If we have fixed Jenkins agents it would be fast, because Jenkins would maintain a clone of the repository and would only need to update the repository with the most recent changes.

However in our situation we used on-demand started Google Compute Instances.

That meant every time ws started a new GCP instance it had to clone the whole repository. Wasting time, bandwidth, and money.

To improve the situation our solution was the following.

We created an image in GCP and included a full clone of the repository in /opt/code-maven. Then we used the reference option of git to provide a local reference clone of the repository.

Then, when we wanted to clone the repository we had code like this:

examples/jenkins/clone_using_reference.jenkinsfile



def checkout_from_reference(commit) {
    def reponame = 'code-maven'
    def repo_url = "git@bitbucket.org:USER/${reponame}.git"

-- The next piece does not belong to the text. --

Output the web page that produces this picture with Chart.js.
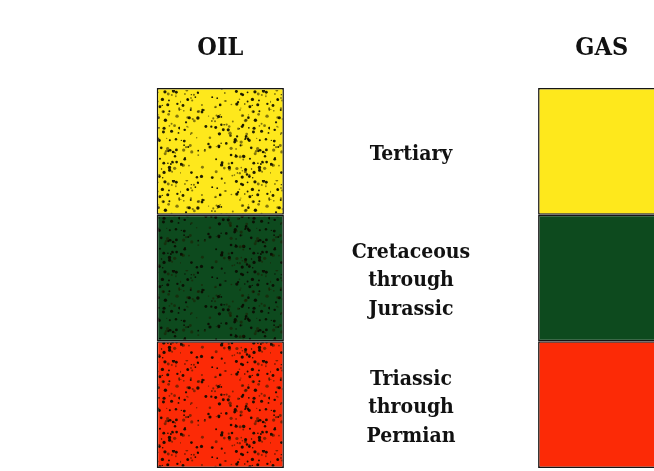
<!DOCTYPE html>
<html>
<head>
<meta charset="utf-8">
<script src="https://cdn.jsdelivr.net/npm/chart.js@4.4.1/dist/chart.umd.min.js"></script>
<style>
  html, body { margin: 0; padding: 0; background: #fff; overflow: hidden; }
  #wrap { width: 700px; height: 471px; }
</style>
</head>
<body>
<div id="wrap"><canvas id="legendChart" width="700" height="471"></canvas></div>
<script>
// columns across the page; the empty middle slot holds the period names
const columns = ["OIL", "", "GAS"];
// periods listed top to bottom, as printed
const periods = ["Tertiary", "Cretaceous\nthrough\nJurassic", "Triassic\nthrough\nPermian"];
const oilThickness = [1, 1, 1];
const gasThickness = [1, 1, 1];
const periodColors = ["#fee81c", "#0d4a1e", "#fc2a06"];

const serif = '"DejaVu Serif Condensed", "Liberation Serif", serif';

// speckled fill used for the oil column
function makeStipple(base) {
  const c = document.createElement("canvas");
  c.width = 90;
  c.height = 90;
  const g = c.getContext("2d");
  g.fillStyle = base;
  g.fillRect(0, 0, 90, 90);
  let seed = 7;
  const next = () => {
    seed = (seed * 16807) % 2147483647;
    return seed / 2147483647;
  };
  for (let i = 0; i < 230; i++) {
    const x = next() * 90;
    const y = next() * 90;
    const r = 0.6 + next() * 1.1;
    g.fillStyle = next() > 0.45 ? "rgba(10,10,0,0.9)" : "rgba(30,25,0,0.55)";
    g.beginPath();
    g.arc(x, y, r, 0, Math.PI * 2);
    g.fill();
  }
  return g.createPattern(c, "repeat");
}

const ctx = document.getElementById("legendChart").getContext("2d");

// chart stacks from the bottom, so walk the periods in reverse
const datasets = periods.map((name, i) => ({
  label: name,
  data: [oilThickness[i], null, gasThickness[i]],
  backgroundColor: [makeStipple(periodColors[i]), "transparent", periodColors[i]],
  borderColor: "#151515",
  borderWidth: 1.5,
  borderSkipped: false,
  categoryPercentage: 1,
  barPercentage: 0.667
})).reverse();

const periodLabels = {
  id: "periodLabels",
  afterDatasetsDraw(chart) {
    const x = chart.scales.x.getPixelForValue(1);
    const y = chart.scales.y;
    const g = chart.ctx;
    g.save();
    g.font = "bold 21px " + serif;
    g.fillStyle = "#111";
    g.textAlign = "center";
    g.textBaseline = "middle";
    let top = oilThickness.reduce((a, b) => a + b, 0);
    periods.forEach((name, i) => {
      const mid = top - oilThickness[i] / 2;
      top -= oilThickness[i];
      const lines = name.split("\n");
      const cy = y.getPixelForValue(mid) + 3;
      const lh = 28.5;
      lines.forEach((line, k) => {
        g.fillText(line, x, cy + (k - (lines.length - 1) / 2) * lh);
      });
    });
    g.restore();
  }
};

new Chart(ctx, {
  type: "bar",
  data: { labels: columns, datasets },
  options: {
    responsive: false,
    animation: false,
    layout: { padding: { left: 125, right: 3, top: 9, bottom: 3 } },
    scales: {
      x: {
        stacked: true,
        position: "top",
        grid: { display: false, drawTicks: false },
        border: { display: false },
        ticks: {
          color: "#111",
          padding: 24.5,
          font: { family: serif, size: 25, weight: "bold" }
        }
      },
      y: {
        stacked: true,
        min: 0,
        max: 3,
        display: false
      }
    },
    plugins: {
      legend: { display: false },
      tooltip: { enabled: false }
    }
  },
  plugins: [periodLabels]
});
</script>
</body>
</html>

    echo "Checkout SHA from reference $commit"
    checkout([
        $class: 'GitSCM',
        branches: [[name: commit]],
        doGenerateSubmoduleConfigurations: false,
        extensions: [
            [$class: 'RelativeTargetDirectory', relativeTargetDir: reponame],
            [$class: 'CloneOption', reference: "/opt/${reponame}"]
        ],
        submoduleCfg: [],
        userRemoteConfigs: [
            [credentialsId: 'jenkins-git-credentials', url: repo_url]
        ]
    ])
    // just to show we are in the right commit:
    dir(reponame) {
        sh(script: "git rev-parse HEAD")
    }
}



This function can get a sha1 or a name of a branch to check out.

Internally it has two variables reponame is the short name of the repository. repo_url is the URL to the original repository. In this case it was in bitbucket.

There is also the name jenkins-git-credentials which is the name of the credentials we added to Jenkins to be able to access the git repository in Bitbucket. If your git server needs authentication, you'll need this configured manually in Jenkins.

Every now and then we had to update the image with the recent changes in the repository so the gap between what we already have in the image and what we have in the reomte repository won't grow too much, but we had to keep the image up to data anyway so this is not extra work.